Minnesota's Cinderella quest will be tough. The Twins went 3-6 against the A's and 0-6 versus the Yankees in 2002, and their batting order inspires no fear, least of all against lefties. But with top starters Brad Radke and Joe Mays back from injury, the Twins just might take their revenge on Selig and the doubters -- despite a $40 million payroll that ranks 27th of the thirty big-league teams. As for the Yankees (first in salaries, at $126 million), even the cabdrivers working Fordham Road can tell you that New York's main weapon of mass destruction, bulletproof pitching, has declined, and closer Mariano Rivera is fresh off the disabled list. Oakland and Anaheim? They're deserving, well-balanced, attractive clubs with a great shot at the Yanks. But the wretched of the earth -- which is to say, all of us beleaguered baseball fans -- have to be pulling for Minny.

So, too, must we stand and cheer for Tony LaRussa's Big Mac-less, never-say-die Cardinals, who are on a personal mission of their own in the National League. Just days after the June demise of their beloved octogenarian broadcaster, Jack Buck, the team was shocked by the sudden death of 33-year-old starting pitcher Darryl Kile, a former Colorado Rockie, from an apparent heart attack. The club pulled together admirably, and the black "DK57" patches on the players' uniforms aren't the only things they're wearing on their sleeves: The Redbirds have their hearts out there, too.
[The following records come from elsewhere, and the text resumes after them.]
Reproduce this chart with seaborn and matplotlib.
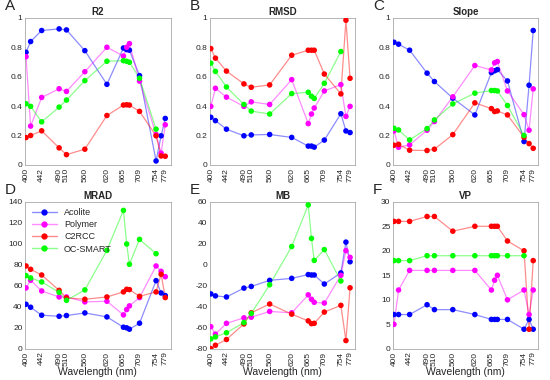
import pandas as pd
import numpy as np
import matplotlib
matplotlib.use("Agg")
import matplotlib.pyplot as plt
import seaborn as sns

# wavelengths (nm) of the bands
wl = [400, 412.5, 442.5, 490, 510, 560, 620, 665, 673.75, 681.25, 708.75, 753.75, 767.5, 778.75]
wl_ocs = wl[:12]   # OC-SMART has no 767/779 bands
tick_pos = [400, 442.5, 490, 510, 560, 620, 665, 708.75, 753.75, 778.75]
tick_lab = ["400", "442", "490", "510", "560", "620", "665", "709", "754", "779"]

# R2
r2_acolite = [0.766, 0.839, 0.914, 0.925, 0.918, 0.777, 0.548, 0.795, 0.784, 0.78, 0.607, 0.027, 0.198, 0.316]
r2_polymer = [0.736, 0.264, 0.459, 0.518, 0.5, 0.634, 0.8, 0.74, 0.80, 0.825, 0.57, 0.207, 0.08, 0.273]
r2_c2rcc = [0.186, 0.2, 0.232, 0.116, 0.07, 0.107, 0.336, 0.407, 0.409, 0.407, 0.364, 0.198, 0.061, 0.059]
r2_ocs = [0.416, 0.398, 0.293, 0.393, 0.441, 0.573, 0.705, 0.709, 0.705, 0.698, 0.589, 0.243]

# RMSD
rmsd_acolite = [0.324, 0.301, 0.243, 0.198, 0.204, 0.207, 0.187, 0.128, 0.128, 0.121, 0.169, 0.348, 0.231, 0.22]
rmsd_polymer = [0.398, 0.521, 0.461, 0.398, 0.429, 0.411, 0.58, 0.281, 0.346, 0.387, 0.503, 0.546, 0.33, 0.398]
rmsd_c2rcc = [0.791, 0.726, 0.638, 0.551, 0.528, 0.544, 0.746, 0.78, 0.78, 0.78, 0.618, 0.483, 0.984, 0.589]
rmsd_ocs = [0.692, 0.636, 0.53, 0.411, 0.366, 0.346, 0.485, 0.494, 0.467, 0.452, 0.555, 0.771]

# Slope
slope_acolite = [0.834, 0.821, 0.78, 0.624, 0.567, 0.454, 0.34, 0.628, 0.64, 0.648, 0.571, 0.159, 0.542, 0.914]
slope_polymer = [0.231, 0.12, 0.136, 0.236, 0.295, 0.463, 0.676, 0.646, 0.694, 0.703, 0.503, 0.342, 0.236, 0.517]
slope_c2rcc = [0.134, 0.14, 0.1, 0.098, 0.107, 0.206, 0.422, 0.383, 0.363, 0.367, 0.34, 0.188, 0.145, 0.113]
slope_ocs = [0.249, 0.238, 0.17, 0.247, 0.306, 0.415, 0.488, 0.506, 0.506, 0.503, 0.404, 0.2]

# MRAD
mrad_acolite = [42.4, 39.6, 32, 31, 31.7, 34.2, 30.4, 20.6, 20, 18.7, 24.4, 64.9, 53.2, 50.7]
mrad_polymer = [58, 65.3, 55.1, 49.4, 49.4, 44.7, 45.3, 32.3, 37.4, 40.9, 48.8, 78.9, 73.8, 68.7]
mrad_c2rcc = [78.9, 75.7, 70.3, 55.7, 48.5, 47.2, 49.4, 54.2, 56.7, 56.4, 50, 54.2, 71, 48.8]
mrad_ocs = [69.7, 67.5, 63.7, 53.8, 46.2, 56.1, 93.8, 131.8, 99.8, 80.5, 104.2, 90.6]

# MB
mb_acolite = [-27.7, -29.6, -30.6, -22.2, -20.6, -14.8, -12.9, -9.3, -9.7, -9.7, -18.3, -7.7, 21.6, 2.9]
mb_polymer = [-58.9, -66, -55.7, -50.5, -49.9, -44.4, -45.7, -28.6, -32.8, -35.7, -36.4, -10, 13.5, 7.1]
mb_c2rcc = [-79.8, -76.6, -71.1, -56.3, -45.7, -37.3, -47, -53.4, -56, -55.7, -45, -38.6, -72.1, -21.9]
mb_ocs = [-70.5, -68.6, -64.7, -55, -46.3, -19, 17.4, 57, 25.1, 4.2, 14.5, -15.4]

# VP
vp_acolite = [7, 7, 7, 9, 8, 8, 7, 6, 6, 6, 6, 4, 6, 4]
vp_polymer = [5, 12, 16, 16, 16, 16, 16, 12, 14, 15, 10, 12, 7, 12]
vp_c2rcc = [26, 26, 26, 27, 27, 24, 25, 25, 25, 25, 22, 20, 4, 18]
vp_ocs = [18, 18, 18, 19, 19, 19, 19, 19, 19, 19, 19, 19]

methods = ["Acolite", "Polymer", "C2RCC", "OC-SMART"]
colors = {"Acolite": "#0000ff", "Polymer": "#ff00ff", "C2RCC": "#ff0000", "OC-SMART": "#00ff00"}

panels = [
    ("A", "R2", [r2_acolite, r2_polymer, r2_c2rcc, r2_ocs], (0, 1), np.arange(0, 1.01, 0.2)),
    ("B", "RMSD", [rmsd_acolite, rmsd_polymer, rmsd_c2rcc, rmsd_ocs], (0, 1), np.arange(0, 1.01, 0.2)),
    ("C", "Slope", [slope_acolite, slope_polymer, slope_c2rcc, slope_ocs], (0, 1), np.arange(0, 1.01, 0.2)),
    ("D", "MRAD", [mrad_acolite, mrad_polymer, mrad_c2rcc, mrad_ocs], (0, 140), np.arange(0, 141, 20)),
    ("E", "MB", [mb_acolite, mb_polymer, mb_c2rcc, mb_ocs], (-80, 60), np.arange(-80, 61, 20)),
    ("F", "VP", [vp_acolite, vp_polymer, vp_c2rcc, vp_ocs], (0, 30), np.arange(0, 31, 5)),
]

sns.set_style("white")
plt.rcParams["font.family"] = ["Liberation Sans", "DejaVu Sans"]

fig = plt.figure(figsize=(5.5, 3.8), dpi=100)
lefts = [0.046, 0.382, 0.715]
bottoms = [0.566, 0.082]
w, h = 0.264, 0.387

for i, (letter, title, series, ylim, yticks) in enumerate(panels):
    ax = fig.add_axes([lefts[i % 3], bottoms[i // 3], w, h])
    rows = []
    for m, vals in zip(methods, series):
        xs = wl if len(vals) == len(wl) else wl_ocs
        for x, v in zip(xs, vals):
            rows.append({"wl": x, "val": v, "method": m})
    df = pd.DataFrame(rows)
    sns.lineplot(data=df, x="wl", y="val", hue="method", palette=colors, hue_order=methods,
                 sort=False, lw=0.9, alpha=0.45, legend=False, ax=ax, estimator=None)
    sns.scatterplot(data=df, x="wl", y="val", hue="method", palette=colors, hue_order=methods,
                    s=16, edgecolor="none", legend=False, ax=ax, zorder=3)
    ax.set_xlim(398, 793)
    ax.set_ylim(*ylim)
    ax.set_yticks(yticks)
    ax.set_yticklabels([f"{t:g}" for t in yticks])
    ax.set_xticks(tick_pos)
    ax.set_xticklabels(tick_lab, rotation=90)
    ax.tick_params(labelsize=6, direction="in", length=2, width=0.5, pad=2, colors="#262626")
    for sp in ax.spines.values():
        sp.set_linewidth(0.5)
        sp.set_color("#999999")
    ax.set_title(title, fontsize=7, fontweight="bold", pad=2)
    ax.set_ylabel("")
    if i >= 3:
        ax.set_xlabel("Wavelength (nm)", fontsize=7.5, labelpad=1)
    else:
        ax.set_xlabel("")
    fig.text(lefts[i % 3] - 0.037, bottoms[i // 3] + h + 0.03, letter, fontsize=11, va="center")
    if letter == "D":
        handles = [plt.Line2D([], [], color=colors[m], marker="o", ms=3.5, lw=1,
                              markerfacecolor=colors[m], markeredgecolor=colors[m])
                   for m in methods]
        for hd in handles:
            hd.set_color(matplotlib.colors.to_rgba(hd.get_color(), 0.45))
        leg = ax.legend(handles, methods, loc="upper left", frameon=False, fontsize=6.5,
                        handlelength=2.8, borderaxespad=0.3, labelspacing=0.35)

fig.savefig("out.png", dpi=100)
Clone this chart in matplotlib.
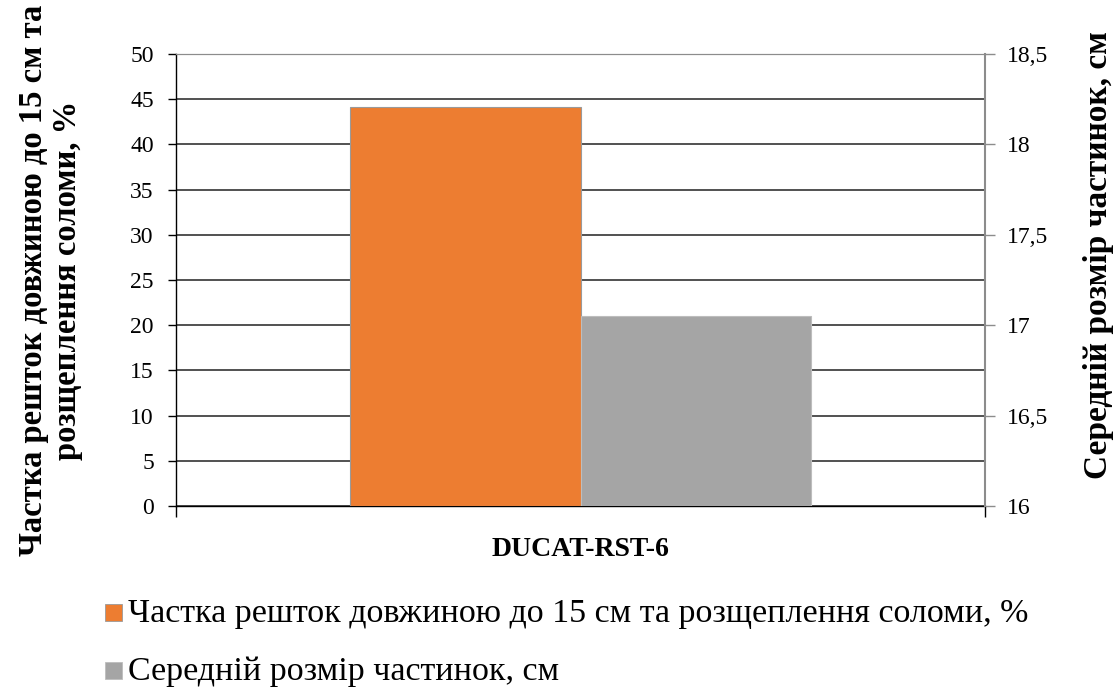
import matplotlib
matplotlib.use("Agg")
import matplotlib.pyplot as plt
from matplotlib.patches import Rectangle
from matplotlib.ticker import FuncFormatter

plt.rcParams['font.family'] = ['Liberation Serif', 'DejaVu Serif']

# --- data ---
category = "DUCAT-RST-6"
share_label = "Частка решток довжиною до 15 см та розщеплення соломи, %"
size_label = "Середній розмір частинок, см"
left_axis_label = "Частка решток довжиною до 15 см та\nрозщеплення соломи, %"
share_values = [44.1]      # left axis, %
size_values = [17.05]      # right axis, cm
left_ticks = [0, 5, 10, 15, 20, 25, 30, 35, 40, 45, 50]
right_ticks = [16, 16.5, 17, 17.5, 18, 18.5]

color_share = '#ED7D31'
color_size = '#A5A5A5'
bar_w = 0.285

W, H = 1117, 688
fig = plt.figure(figsize=(W / 100, H / 100), dpi=100)
ax = fig.add_axes([0.1576, 0.2645, 0.7242, 0.657])
ax2 = ax.twinx()

ax.bar([-bar_w / 2], share_values, width=bar_w, color=color_share,
       edgecolor='#9a9a9a', linewidth=0.8, zorder=3)
ax2.bar([bar_w / 2], size_values, width=bar_w, color=color_size,
        edgecolor='#bdbdbd', linewidth=0.8, zorder=3)

ax.set_xlim(-0.5, 0.5)
ax.set_ylim(0, 50)
ax.set_yticks(left_ticks)
ax2.set_ylim(16, 18.5)
ax2.set_yticks(right_ticks)
ax2.yaxis.set_major_formatter(FuncFormatter(lambda v, p: f"{v:g}".replace('.', ',')))

ax.yaxis.grid(True, color='#222222', linewidth=1.1, zorder=0)
ax.set_axisbelow(True)

# category ticks at the ends, label in the middle
ax.set_xticks([-0.5, 0.5])
ax.set_xticklabels(['', ''])
ax.set_xticks([0], minor=True)
ax.set_xticklabels([category], minor=True, fontsize=20, fontweight='bold')
ax.tick_params(axis='x', which='major', length=8, width=1, color='black', direction='out')
ax.tick_params(axis='x', which='minor', length=0, pad=22)

ax.tick_params(axis='y', length=6, width=1, color='black', labelsize=17, pad=10)
ax2.tick_params(axis='y', length=7, width=1, color='#8c8c8c', labelsize=17, pad=9)

for s in ['left', 'bottom']:
    ax.spines[s].set_color('black')
    ax.spines[s].set_linewidth(1.0)
ax.spines['top'].set_color('#8c8c8c')
ax.spines['right'].set_visible(False)
ax2.spines['left'].set_visible(False)
ax2.spines['bottom'].set_visible(False)
ax2.spines['top'].set_color('#8c8c8c')
ax2.spines['right'].set_color('#8c8c8c')
ax2.spines['right'].set_linewidth(1.5)

fig.text(0.045, 0.593, left_axis_label, rotation=90, ha='center', va='center',
         fontsize=23.5, fontweight='bold', linespacing=1.12)
fig.text(0.983, 0.629, size_label, rotation=90, ha='center', va='center',
         fontsize=24, fontweight='bold')

# legend below the plot
legend_rows = [(share_label, color_share, '#9a9a9a', 622),
               (size_label, color_size, '#bdbdbd', 680)]
for text, fc, ec, base in legend_rows:
    fig.patches.append(Rectangle((105 / W, 1 - (base - 1) / H), 17 / W, 17 / H,
                                 transform=fig.transFigure, facecolor=fc,
                                 edgecolor=ec, linewidth=0.6))
    fig.text(128 / W, 1 - base / H, text, ha='left', va='baseline', fontsize=24.5)

fig.savefig('out.png', dpi=100)
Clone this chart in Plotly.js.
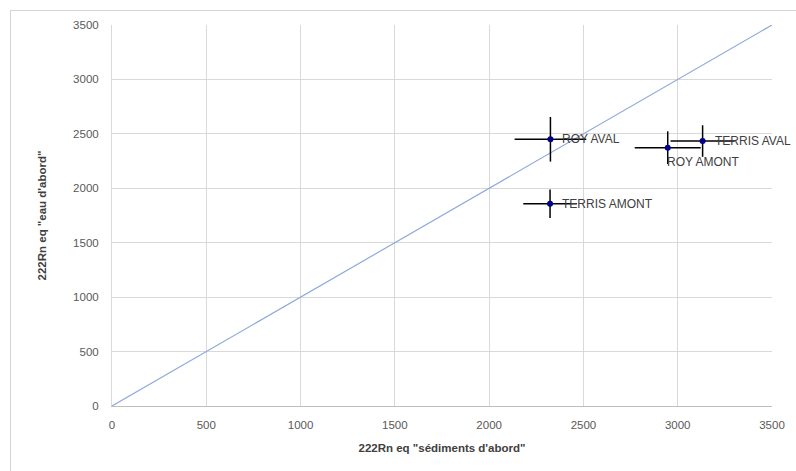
<!DOCTYPE html>
<html>
<head>
<meta charset="utf-8">
<script src="https://cdn.plot.ly/plotly-3.0.1.min.js"></script>
<style>
html,body{margin:0;padding:0;background:#fff;}
#wrap{position:relative;width:796px;height:471px;}
#chart{width:796px;height:471px;}
#frame{position:absolute;left:10px;top:10px;width:800px;height:480px;border-left:1px solid #d4d4d4;border-top:1px solid #d4d4d4;pointer-events:none;}
</style>
</head>
<body>
<div id="wrap"><div id="chart"></div><div id="frame"></div></div>
<script>
const labels = ["ROY AVAL", "ROY AMONT", "TERRIS AVAL", "TERRIS AMONT"];
const sediments = [2325, 2947, 3132, 2323];
const sedimentsErr = [190, 175, 170, 142];
const eau = [2450, 2373, 2434, 1858];
const eauErr = [205, 150, 145, 130];
const labelPos = ["right", "below", "right", "right"];
const diagX = [0, 3500];
const diagY = [0, 3500];

const font = "'Liberation Sans', Arial, sans-serif";

const traces = [
  {x: diagX, y: diagY, mode: "lines", line: {color: "#8faadc", width: 1.2}, hoverinfo: "skip", showlegend: false},
  {x: sediments, y: eau, mode: "markers", type: "scatter",
   marker: {color: "#00008b", size: 6},
   error_x: {type: "data", array: sedimentsErr, visible: true, color: "#000", thickness: 1.5, width: 0},
   error_y: {type: "data", array: eauErr, visible: true, color: "#000", thickness: 1.5, width: 0},
   showlegend: false}
];

const annotations = labels.map((t, i) => ({
  x: sediments[i], y: eau[i], text: t, showarrow: false,
  xanchor: "left", yanchor: labelPos[i] === "below" ? "top" : "middle",
  xshift: labelPos[i] === "below" ? -3 : 10, yshift: labelPos[i] === "below" ? -5 : 0,
  font: {family: font, size: 12, color: "#404040"}
}));

const layout = {
  width: 796, height: 471,
  margin: {l: 112, r: 24, t: 25, b: 65},
  paper_bgcolor: "#fff", plot_bgcolor: "#fff",
  font: {family: font, color: "#595959", size: 11},
  xaxis: {range: [0, 3500], dtick: 500, tick0: 0, showgrid: true, gridcolor: "#d9d9d9", gridwidth: 1,
          zeroline: false, showline: true, linecolor: "#bfbfbf", ticks: "", ticklabelstandoff: 8,
          tickfont: {family: font, size: 11.5, color: "#595959"},
          title: {text: "<b>222Rn eq \"sédiments d'abord\"</b>", font: {family: font, size: 11.5, color: "#404040"}, standoff: 14}},
  yaxis: {range: [0, 3500], dtick: 500, tick0: 0, showgrid: true, gridcolor: "#d9d9d9", gridwidth: 1,
          zeroline: false, showline: true, linecolor: "#d9d9d9", ticks: "", ticklabelstandoff: 10,
          tickfont: {family: font, size: 11.5, color: "#595959"},
          title: {text: "<b>222Rn eq \"eau d'abord\"</b>", font: {family: font, size: 11.5, color: "#404040"}, standoff: 24}},
  annotations: annotations,
  showlegend: false
};

Plotly.newPlot("chart", traces, layout, {displayModeBar: false, staticPlot: true});
</script>
</body>
</html>
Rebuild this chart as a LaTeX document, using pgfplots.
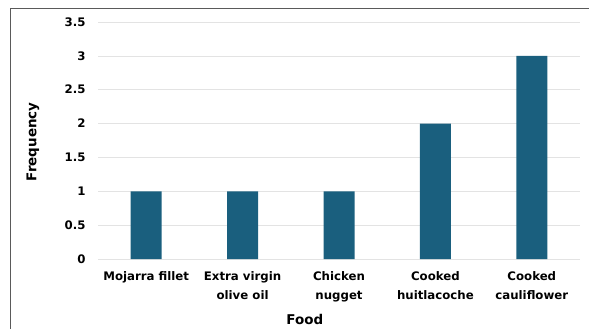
\documentclass[border=0pt]{standalone}
\usepackage{pgfplots}
\pgfplotsset{compat=1.18}
\usepackage{fontspec}
\setmainfont{DejaVu Sans}
\definecolor{barc}{RGB}{26,95,126}
\definecolor{framec}{RGB}{90,90,90}
\begin{document}
\begin{tikzpicture}[x=1bp,y=1bp]
\useasboundingbox (0,0) rectangle (589,328);
\draw[color=framec, line width=1bp] (10,-5) -- (10,319.5) -- (600,319.5);
\begin{axis}[
  at={(98bp,69bp)}, anchor=south west,
  scale only axis, width=482bp, height=237bp,
  xmin=-0.5, xmax=4.5, ymin=0, ymax=3.5,
  axis line style={draw=none},
  major tick length=0pt,
  ymajorgrids, grid style={color=black!11, line width=0.6bp},
  ytick={0,0.5,1,1.5,2,2.5,3,3.5},
  xtick={0,1,2,3,4},
  xticklabels={Mojarra fillet,{Extra virgin\\olive oil},{Chicken\\nugget},{Cooked\\huitlacoche},{Cooked\\cauliflower}},
  /pgf/number format/assume math mode=true,
  xticklabel style={font=\bfseries\fontsize{11.8}{19}\selectfont, align=center, anchor=north, yshift=-9bp},
  yticklabel style={font=\bfseries\fontsize{11.8}{14}\selectfont, anchor=east, xshift=-9bp},
  xlabel={Food}, ylabel={Frequency},
  xlabel style={font=\bfseries\fontsize{13.5}{16}\selectfont, at={(axis description cs:0.429,-0.257)}, anchor=center},
  ylabel style={font=\bfseries\fontsize{13.5}{16}\selectfont, at={(axis description cs:-0.135,0.494)}, anchor=center, rotate=0},
]
\addplot[ybar, bar width=31bp, fill=barc, draw=none] coordinates {(0,1) (1,1) (2,1) (3,2) (4,3)};
\end{axis}
\end{tikzpicture}
\end{document}
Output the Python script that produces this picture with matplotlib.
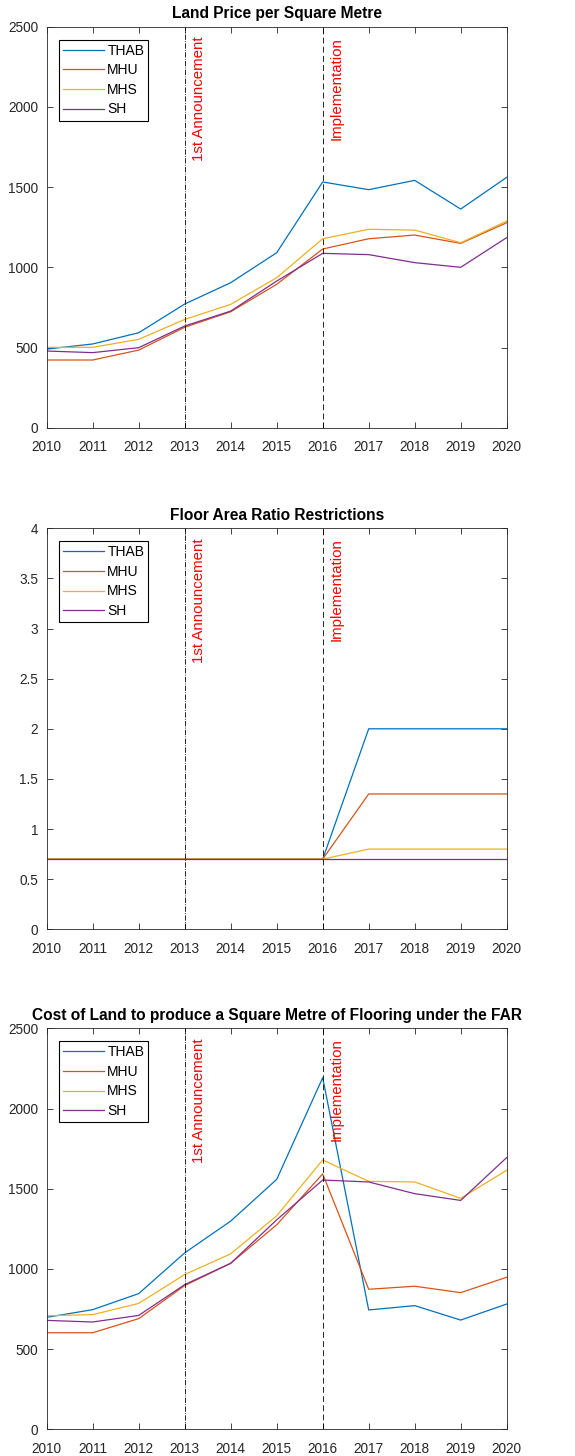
import matplotlib.pyplot as plt
from matplotlib.ticker import FuncFormatter

plt.rcParams['font.family'] = ['Liberation Sans', 'DejaVu Sans']

years = list(range(2010, 2021))
series = ['THAB', 'MHU', 'MHS', 'SH']
colors = ['#0072BD', '#D95319', '#EDB120', '#7E2F8E']

# land price per square metre
price_thab = [490, 522, 592, 771, 904, 1091, 1532, 1484, 1542, 1363, 1561]
price_mhu = [422, 422, 484, 626, 723, 894, 1114, 1178, 1201, 1149, 1278]
price_mhs = [501, 501, 551, 675, 769, 935, 1178, 1237, 1232, 1153, 1288]
price_sh = [478, 468, 499, 634, 727, 914, 1087, 1079, 1029, 1000, 1185]

# floor area ratio
far_thab = [0.7, 0.7, 0.7, 0.7, 0.7, 0.7, 0.7, 2.0, 2.0, 2.0, 2.0]
far_mhu = [0.7, 0.7, 0.7, 0.7, 0.7, 0.7, 0.7, 1.35, 1.35, 1.35, 1.35]
far_mhs = [0.7, 0.7, 0.7, 0.7, 0.7, 0.7, 0.7, 0.8, 0.8, 0.8, 0.8]
far_sh = [0.7, 0.7, 0.7, 0.7, 0.7, 0.7, 0.7, 0.7, 0.7, 0.7, 0.7]

# cost of land per square metre of flooring
cost_thab = [698, 746, 846, 1100, 1298, 1558, 2192, 744, 771, 681, 781]
cost_mhu = [602, 602, 690, 896, 1035, 1275, 1592, 873, 892, 852, 948]
cost_mhs = [708, 715, 785, 965, 1094, 1331, 1679, 1546, 1542, 1440, 1615]
cost_sh = [679, 669, 710, 902, 1035, 1306, 1554, 1542, 1469, 1427, 1694]

panels = [
    ('Land Price per Square Metre', [price_thab, price_mhu, price_mhs, price_sh], 2500, 500),
    ('Floor Area Ratio Restrictions', [far_thab, far_mhu, far_mhs, far_sh], 4, 0.5),
    ('Cost of Land to produce a Square Metre of Flooring under the FAR',
     [cost_thab, cost_mhu, cost_mhs, cost_sh], 2500, 500),
]

W, H = 575, 1456
fig = plt.figure(figsize=(W / 100, H / 100), dpi=100)
tops = [26.7, 528.3, 1028.3]
left, right, height = 46.7, 506.7, 401

axc = '#262626'
for (title, data, ymax, ystep), top in zip(panels, tops):
    ax = fig.add_axes([left / W, 1 - (top + height) / H, (right - left) / W, height / H])
    for vals, name, c in zip(data, series, colors):
        ax.plot(years, vals, color=c, linewidth=0.9, label=name)
    ax.axvline(2013, color='black', linestyle='-.', linewidth=0.6)
    ax.axvline(2016, color='black', linestyle=(0, (7, 4)), linewidth=0.6)
    ax.text(2013.15, ymax * 0.975, '1st Announcement', rotation=90, color='red',
            fontsize=10.8, ha='left', va='top')
    ax.text(2016.15, ymax * 0.975, 'Implementation', rotation=90, color='red',
            fontsize=10.8, ha='left', va='top')
    ax.set_xlim(2010, 2020)
    ax.set_ylim(0, ymax)
    ax.set_xticks(years)
    n = int(round(ymax / ystep))
    ax.set_yticks([i * ystep for i in range(n + 1)])
    ax.yaxis.set_major_formatter(FuncFormatter(lambda v, p: '%g' % v))
    ax.tick_params(direction='in', top=True, right=True, labelsize=9.8,
                   colors=axc, length=4, width=0.6)
    ax.tick_params(axis='x', pad=9)
    ax.tick_params(axis='y', pad=6)
    for s in ax.spines.values():
        s.set_color(axc)
        s.set_linewidth(0.6)
    ax.set_title(title, fontsize=11.2, fontweight='bold', pad=6)
    leg = ax.legend(loc='upper left', bbox_to_anchor=(0.026, 0.968), fontsize=10,
                    fancybox=False, edgecolor='black', framealpha=1,
                    handlelength=3.0, handletextpad=0.2, labelspacing=0.4,
                    borderpad=0.3, borderaxespad=0)
    leg.get_frame().set_linewidth(0.8)

plt.savefig('out.png', dpi=100)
The opposition will be unmoved, if vulnerable. The World Champion Diamondbacks throw a brace of unhittable 23-game winners, Randy Johnson and Curt Schilling, into the post-season, but the Snakes have lost their home-run and RBI leader, Luis Gonzalez, to a shoulder separation. The Giants boast the best player in the game, Bonds -- who's enjoying an MVP year at age 38 -- along with hard-hitting Jeff Kent, but their pitching is suspect, and they could be worn out after that scintillating, late-season battle with the hated Los Angeles Dodgers for the NL Wild Card. That leaves Atlanta, which cruised to another NL East title: With Glavine, Maddux and Smoltz in charge, the Braves' pitchers are aging but still sublime, and the Jones boys -- Andruw and Chipper -- anchor an underrated batting order. If Atlanta can finally get past its playoff failures (just one World Series win from eleven straight division titles), the Tomahawk Choppers could be parading down Peachtree Street.

Chalk players will take Yankees-Atlanta in a heartbeat. But those whose hearts beat true have to be pulling for Twins-Cards. Now then, who's bringing the beer?